Seismic resilience assessment of shield tunnels under contact loss defects using a hybrid neural network model driven by machine learning and numerical simulation

Abstract

Contact loss defects (CLD) have a significant impact on the seismic performance of shield tunnels with segmental joints. Accurately evaluating the seismic resilience of tunnels under the influence of CLD is crucial for ensuring the safety of urban rail transit systems. In this study, a comprehensive dataset considering the effects of CLD was constructed using actual ground penetrating radar (GPR) detection data, combined with Monte Carlo sampling and finite element simulations.

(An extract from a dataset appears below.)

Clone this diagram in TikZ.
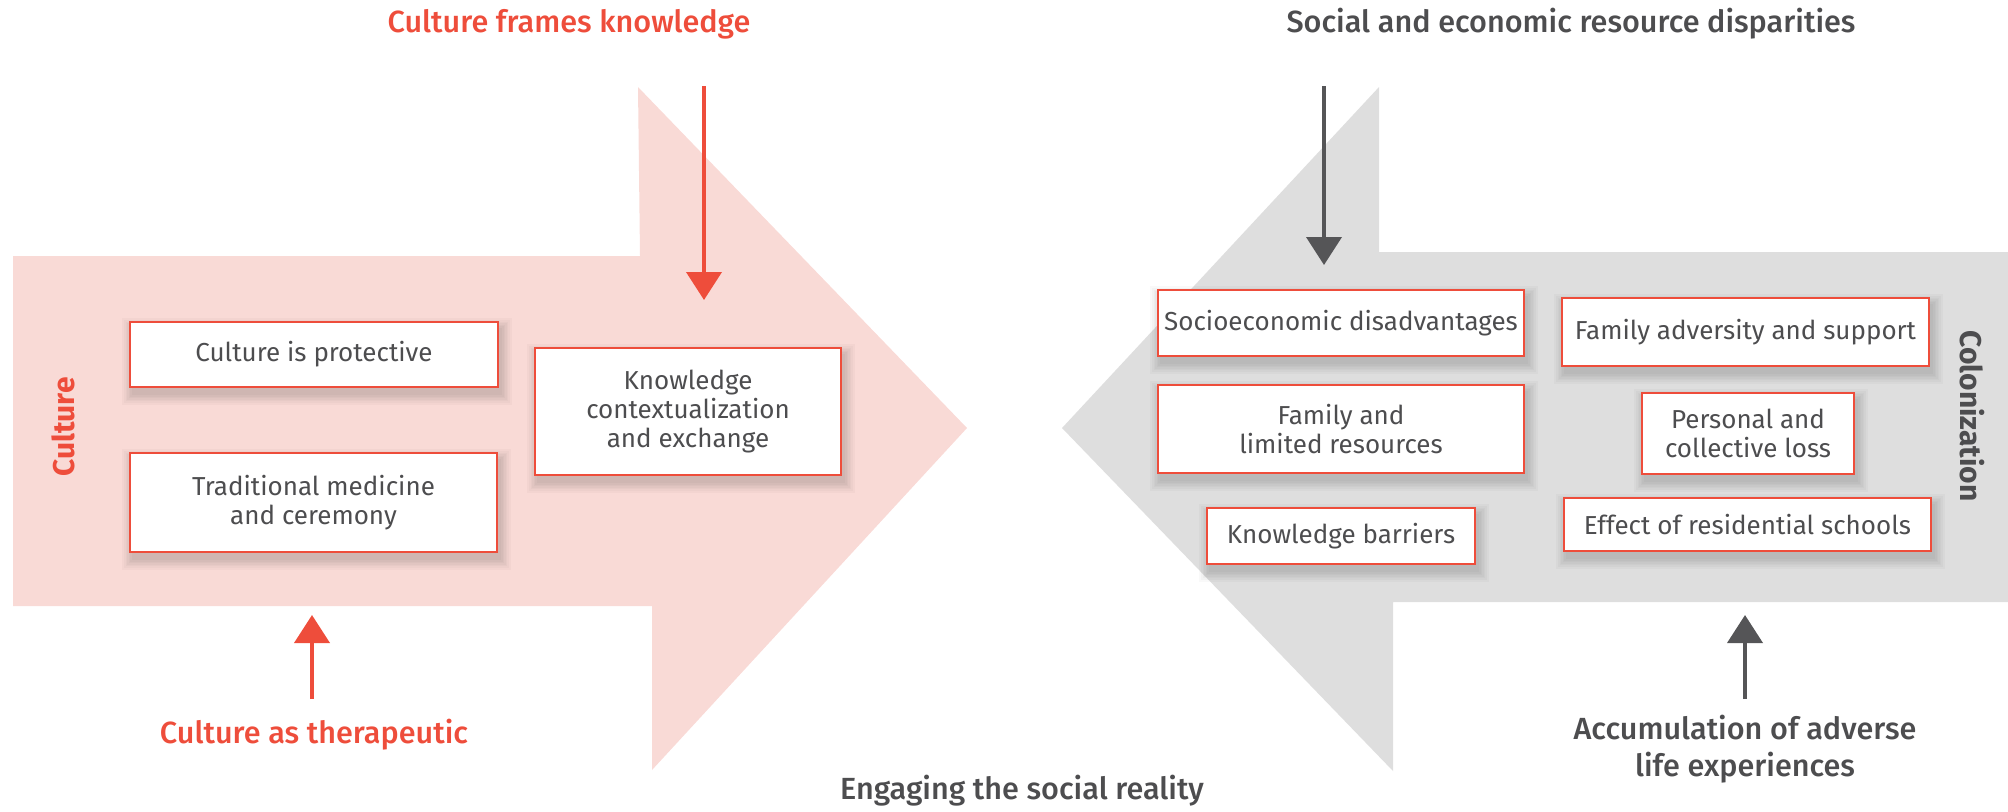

A machine learning and numerical simulation-driven MoE-BP (Mixture of Experts–Backpropagation) neural network model was proposed to efficiently and accurately assess the seismic resilience of shield tunnels with segments joints. Based on the assessment results, targeted recommendations for defect repair strategies were developed. The results indicate that the shear wave velocity of the stratum and the circumferential angle of the CLD are the most critical factors influencing the seismic performance of tunnel; when the defects are located near segmental joints, which pose the most adverse impact on resilience. The proposed seismic resilience assessment indicators—combining damage variables and the inner contour area of the tunnel—effectively capture the coupling effects between CLD and segmental joints. Compared with a conventional BP neural network, the MoE-BP model achieves significantly higher accuracy and computational efficiency, with a 70% reduction in mean squared error and a 13% increase in correlation coefficient after 1000 training epochs.